In reality there was an Illuminati. It’s goals were far more modest that the deluded fantasies of Welch and it’s other critics. The Illuminati was founded in Bavaria during a very conservative era. It was not a good time to oppose the State or the Church and most classical liberals would oppose both. The Illuminati was the good guys. They would trying to expand intellectual and political freedom against a regime that was run by the landed aristocracy and the church.

Thomas Jefferson basically praised the goals of the Illuminati and said it operated as secret society because it was forced to do so by the regime it opposed. The conservative forces, of course, were against the classical liberal revolution and the Illuminati in Germany was basically destroyed by the state. But it lived on in the fevered imagination of crazed conservatives ever since. Jefferson’s kind words for an organization that was promoting the same liberal goals as the American Revolution was cited as proof that he was the head of this “Satanist” plot in America.

Various writers for the next couple of hundred years imagined the Illuminati being involved in anything they didn’t like. For some the “international bankers” were the plot and the Illuminati controlled them. Some said it was the Jews and that the Illuminati was the cabal at the very top. Catholic conspiracy mongers like to see the Illuminati running the Masons and Protestantism. Fundamentalist nutters saw the Illuminati controlling the Catholic Church. Over the years there is nary a wacko plot that has been invented that wasn’t then put under the alleged control of this defunct organization.

Robert Welch, the founder of the Birch Society, took this stuff about as far as you good. For him all the various conspiracies existed but were controlled by the “Insiders” by whom he meant the Illuminati. Many of the top Birchers were convinced the Insiders were really all Jews and that Jews were the plotters behind all the world’s troubles. Welch preferred to keep that sort of thing under the table. But prominent Birchers frequently went off into the anti-Semitic land of neo-Nazism. Many a JBS chapter ended their official meetings with unofficial discussions where anti-Semitic tracts came out of hiding and were discussed but never “officially” lest the JBS be tarnished.

The Birchers were against the Civil Rights movement for equality of black Americans. Today they are leading the charge against Hispanics and homosexuals. They are still pushing their wacko conspiracy theories and it is from them that Paul got his bizarre material on NAFTA and the alleged “North American Union”. The Birch Society is for the war on drugs, for censorship and wants abortion banned. They are not advocates of separation of church and state across the board.

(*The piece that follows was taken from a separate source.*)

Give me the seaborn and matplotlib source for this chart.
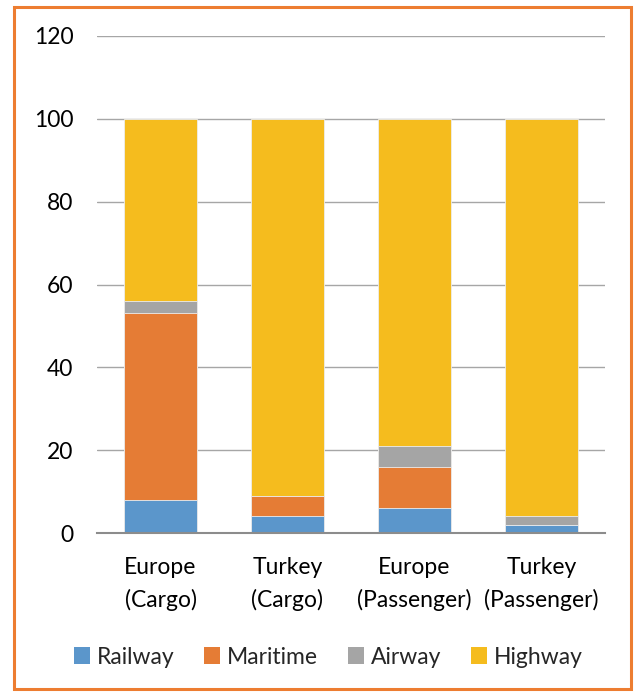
import numpy as np
import pandas as pd
import seaborn as sns
import matplotlib.pyplot as plt
from matplotlib.patches import Patch, Rectangle

categories = ["Europe\n(Cargo)", "Turkey\n(Cargo)", "Europe\n(Passenger)", "Turkey\n(Passenger)"]
modes = ["Railway", "Maritime", "Airway", "Highway"]
railway = [8, 4, 6, 2]
maritime = [45, 5, 10, 0]
airway = [3, 0, 5, 2]
highway = [44, 91, 79, 96]
colors = ["#5B96CB", "#E57C35", "#A5A5A5", "#F5BC1E"]
yticks = [0, 20, 40, 60, 80, 100, 120]

sns.set_theme(style="white")
plt.rcParams["font.family"] = ["Lato", "DejaVu Sans"]

df = pd.DataFrame({"category": categories, "Railway": railway, "Maritime": maritime,
                   "Airway": airway, "Highway": highway})
cum = df[modes].cumsum(axis=1)

fig = plt.figure(figsize=6.37 * np.array([1, 693 / 637]), dpi=100)
ax = fig.add_axes([97 / 637, 1 - 533 / 693, 508 / 637, 497 / 693])

# Stack by drawing cumulative totals from the top layer down
for mode, color in reversed(list(zip(modes, colors))):
    sns.barplot(x=df["category"], y=cum[mode], color=color, width=0.575,
                saturation=1, ax=ax, edgecolor="#EDEDED", linewidth=0.6, zorder=3)

ax.set_ylim(0, 120)
ax.set_xlim(-0.5, 3.5)
ax.set_yticks(yticks)
ax.set_xlabel("")
ax.set_ylabel("")
ax.grid(axis="y", color="#A6A6A6", linewidth=1.0, zorder=0)
for s in ["top", "right", "left"]:
    ax.spines[s].set_visible(False)
ax.spines["bottom"].set_color("#8C8C8C")
ax.spines["bottom"].set_linewidth(1.5)
ax.spines["bottom"].set_zorder(4)
ax.tick_params(axis="y", length=0, labelsize=16.5, pad=17, labelcolor="black")
ax.tick_params(axis="x", length=0, labelsize=16.5, pad=17, labelcolor="black")
for lab in ax.get_xticklabels():
    lab.set_linespacing(1.6)

handles = [Patch(facecolor=c, edgecolor="none") for c in colors]
fig.legend(handles, modes, loc="center", bbox_to_anchor=(0.515, 1 - 657 / 693),
           ncol=4, frameon=False, fontsize=16.5, handlelength=0.7, handleheight=0.7,
           handletextpad=0.3, columnspacing=1.3)

fig.patches.append(Rectangle((14 / 637, 4 / 693), 617 / 637, 682 / 693,
                             transform=fig.transFigure, fill=False,
                             edgecolor="#ED7D31", linewidth=2.2))

fig.savefig("out.png", dpi=100, facecolor="white")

If a libertarian is broadly defined and socially liberal and economically conservative they are NOT libertarians. They hold Ron Paul’s views which were conservative and, at best, merely wanted the social control run on the state level. They don’t oppose state control they just want a different level of government doing the controlling. A libertarian opposes the control full stop. Simple lesson but a lot of alleged libertarians don’t get it.

Now Ron Paul has basically come out of the closet and publicly endorsed the John Birch Society. Paul called them “a great patriotic organization” and wished “them continued success and endorse their untiring efforts.” Their efforts are supposedly for “less government” but their definition of less government and a libertarian definition are very different. A libertarian says you can have less government by abolishing the war on drugs. The Birchers and Paul say you get it by having the states run the war on drugs instead.

A libertarian says that church and state (any level of government) must be separated. The Birch and Paul view is that church and state may be combined at the level of the 50 states just not at the federal level.

Ron Paul’s endorsement of one of the nuttiest of the far Right groups is an indication of how far from libertarianism he has drifted. What worries me isn’t that he drifted in this Far Right direction as much as some libertarians drifting along with him. The libertarian movement is drifting far from its original principles and turning in a rump of the Far Right with their bigoted campaigns and their intolerance for individual freedom.

Note: This was written a few days ago but we were on the road and hotel WiFi stopped working on us as we were preparing to put this on line and we didn't get it working again. My apologies for the delay.